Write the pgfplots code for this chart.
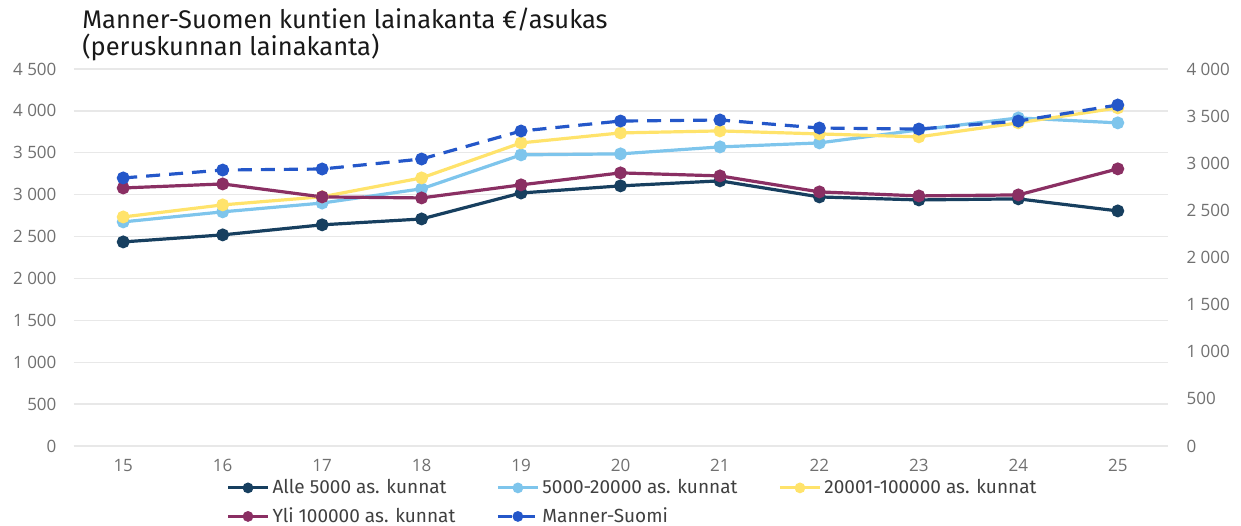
\documentclass[border=0pt]{standalone}
\usepackage{pgfplots}
\pgfplotsset{compat=1.18}
\usepackage{fontspec}
\setmainfont{Fira Sans}
\newfontfamily\tickfont{Open Sans}

\definecolor{cNavy}{HTML}{173F5F}
\definecolor{cLight}{HTML}{7EC5EC}
\definecolor{cYellow}{HTML}{FFE36B}
\definecolor{cPurple}{HTML}{8A2F63}
\definecolor{cBlue}{HTML}{2457C9}
\definecolor{gridgray}{HTML}{E8E8E8}
\definecolor{tickgray}{HTML}{707070}

\pgfplotsset{
  base/.style={
    scale only axis, width=547pt, height=188.5pt,
    at={(36.75pt,39.5pt)}, anchor=south west,
    xmin=14.5, xmax=25.5, ymin=0,
    axis line style={draw=none},
    tick style={draw=none},
    ticklabel style={font=\tickfont\fontsize{8.5}{10}\selectfont, text=tickgray},
    /pgf/number format/assume math mode=true,
    /pgf/number format/1000 sep={\ },
  },
  ser/.style={color=#1, line width=1.6pt, mark=*, mark size=2.4pt, mark options={solid}},
}

\begin{document}
\begin{tikzpicture}
\begin{axis}[base,
  ymax=4500, ytick={0,500,...,4500},
  xtick={15,...,25},
  ymajorgrids, major grid style={draw=gridgray, line width=0.7pt},
  extra y ticks={0}, extra y tick labels={},
  extra y tick style={grid style={draw=black!22, line width=1.2pt}},
  yticklabel style={anchor=east, xshift=-5pt},
  xticklabel style={yshift=-3pt},
]
\addplot[ser=cNavy] coordinates {(15,2436) (16,2520) (17,2640) (18,2710) (19,3020) (20,3105) (21,3165) (22,2973) (23,2937) (24,2950) (25,2806)};
\addplot[ser=cLight] coordinates {(15,2675) (16,2795) (17,2900) (18,3070) (19,3475) (20,3487) (21,3570) (22,3618) (23,3773) (24,3916) (25,3857)};
\addplot[ser=cYellow] coordinates {(15,2734) (16,2878) (17,2975) (18,3200) (19,3618) (20,3737) (21,3761) (22,3725) (23,3690) (24,3857) (25,4036)};
\addplot[ser=cPurple] coordinates {(15,3080) (16,3128) (17,2973) (18,2961) (19,3117) (20,3260) (21,3224) (22,3033) (23,2985) (24,2997) (25,3308)};
\end{axis}
\begin{axis}[base,
  ymax=4000, ytick={0,500,...,4000},
  axis x line=none, axis y line*=right,
  yticklabel style={anchor=west, xshift=6pt},
  legend columns=3, legend cell align=left,
  legend image code/.code={\draw[mark repeat=2, mark phase=2, #1, line width=1.5pt, mark size=1.9pt] plot coordinates {(0pt,0pt) (10pt,0pt) (20pt,0pt)};},
  legend style={at={(0.134,-0.066)}, anchor=north west, draw=none, fill=none,
    font=\fontsize{9.5}{11}\selectfont, text=black!75, row sep=1.5pt,
    nodes={inner xsep=1.5pt},
    /tikz/every even column/.append style={column sep=19pt}},
]
\addlegendimage{ser=cNavy}
\addlegendentry{Alle 5000 as. kunnat}
\addlegendimage{ser=cLight}
\addlegendentry{5000-20000 as. kunnat}
\addlegendimage{ser=cYellow}
\addlegendentry{20001-100000 as. kunnat}
\addlegendimage{ser=cPurple}
\addlegendentry{Yli 100000 as. kunnat}
\addplot[ser=cBlue, dash pattern=on 7pt off 4.5pt] coordinates {(15,2844) (16,2928) (17,2939) (18,3045) (19,3342) (20,3448) (21,3459) (22,3374) (23,3363) (24,3448) (25,3618)};
\addlegendentry{Manner-Suomi}
\end{axis}
\node[anchor=base west, inner sep=0pt, font=\fontsize{12.75}{15}\selectfont, text=black!90] at (41pt,248pt) {Manner-Suomen kuntien lainakanta €/asukas};
\node[anchor=base west, inner sep=0pt, font=\fontsize{12.75}{15}\selectfont, text=black!90] at (41pt,234.5pt) {(peruskunnan lainakanta)};
\pgfresetboundingbox
\path[use as bounding box] (0,0) rectangle (620.5pt,262.5pt);
\end{tikzpicture}
\end{document}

━━━━━━━━

## Task to complete
Return each line exactly as written. Any picture gets left out.

## Task output
Write the pgfplots code for this chart.
\documentclass[border=0pt]{standalone}
\usepackage{pgfplots}
\pgfplotsset{compat=1.18}
\usepackage{fontspec}
\setmainfont{Fira Sans}
\newfontfamily\tickfont{Open Sans}

\definecolor{cNavy}{HTML}{173F5F}
\definecolor{cLight}{HTML}{7EC5EC}
\definecolor{cYellow}{HTML}{FFE36B}
\definecolor{cPurple}{HTML}{8A2F63}
\definecolor{cBlue}{HTML}{2457C9}
\definecolor{gridgray}{HTML}{E8E8E8}
\definecolor{tickgray}{HTML}{707070}

\pgfplotsset{
  base/.style={
    scale only axis, width=547pt, height=188.5pt,
    at={(36.75pt,39.5pt)}, anchor=south west,
    xmin=14.5, xmax=25.5, ymin=0,
    axis line style={draw=none},
    tick style={draw=none},
    ticklabel style={font=\tickfont\fontsize{8.5}{10}\selectfont, text=tickgray},
    /pgf/number format/assume math mode=true,
    /pgf/number format/1000 sep={\ },
  },
  ser/.style={color=#1, line width=1.6pt, mark=*, mark size=2.4pt, mark options={solid}},
}

\begin{document}
\begin{tikzpicture}
\begin{axis}[base,
  ymax=4500, ytick={0,500,...,4500},
  xtick={15,...,25},
  ymajorgrids, major grid style={draw=gridgray, line width=0.7pt},
  extra y ticks={0}, extra y tick labels={},
  extra y tick style={grid style={draw=black!22, line width=1.2pt}},
  yticklabel style={anchor=east, xshift=-5pt},
  xticklabel style={yshift=-3pt},
]
\addplot[ser=cNavy] coordinates {(15,2436) (16,2520) (17,2640) (18,2710) (19,3020) (20,3105) (21,3165) (22,2973) (23,2937) (24,2950) (25,2806)};
\addplot[ser=cLight] coordinates {(15,2675) (16,2795) (17,2900) (18,3070) (19,3475) (20,3487) (21,3570) (22,3618) (23,3773) (24,3916) (25,3857)};
\addplot[ser=cYellow] coordinates {(15,2734) (16,2878) (17,2975) (18,3200) (19,3618) (20,3737) (21,3761) (22,3725) (23,3690) (24,3857) (25,4036)};
\addplot[ser=cPurple] coordinates {(15,3080) (16,3128) (17,2973) (18,2961) (19,3117) (20,3260) (21,3224) (22,3033) (23,2985) (24,2997) (25,3308)};
\end{axis}
\begin{axis}[base,
  ymax=4000, ytick={0,500,...,4000},
  axis x line=none, axis y line*=right,
  yticklabel style={anchor=west, xshift=6pt},
  legend columns=3, legend cell align=left,
  legend image code/.code={\draw[mark repeat=2, mark phase=2, #1, line width=1.5pt, mark size=1.9pt] plot coordinates {(0pt,0pt) (10pt,0pt) (20pt,0pt)};},
  legend style={at={(0.134,-0.066)}, anchor=north west, draw=none, fill=none,
    font=\fontsize{9.5}{11}\selectfont, text=black!75, row sep=1.5pt,
    nodes={inner xsep=1.5pt},
    /tikz/every even column/.append style={column sep=19pt}},
]
\addlegendimage{ser=cNavy}
\addlegendentry{Alle 5000 as. kunnat}
\addlegendimage{ser=cLight}
\addlegendentry{5000-20000 as. kunnat}
\addlegendimage{ser=cYellow}
\addlegendentry{20001-100000 as. kunnat}
\addlegendimage{ser=cPurple}
\addlegendentry{Yli 100000 as. kunnat}
\addplot[ser=cBlue, dash pattern=on 7pt off 4.5pt] coordinates {(15,2844) (16,2928) (17,2939) (18,3045) (19,3342) (20,3448) (21,3459) (22,3374) (23,3363) (24,3448) (25,3618)};
\addlegendentry{Manner-Suomi}
\end{axis}
\node[anchor=base west, inner sep=0pt, font=\fontsize{12.75}{15}\selectfont, text=black!90] at (41pt,248pt) {Manner-Suomen kuntien lainakanta €/asukas};
\node[anchor=base west, inner sep=0pt, font=\fontsize{12.75}{15}\selectfont, text=black!90] at (41pt,234.5pt) {(peruskunnan lainakanta)};
\pgfresetboundingbox
\path[use as bounding box] (0,0) rectangle (620.5pt,262.5pt);
\end{tikzpicture}
\end{document}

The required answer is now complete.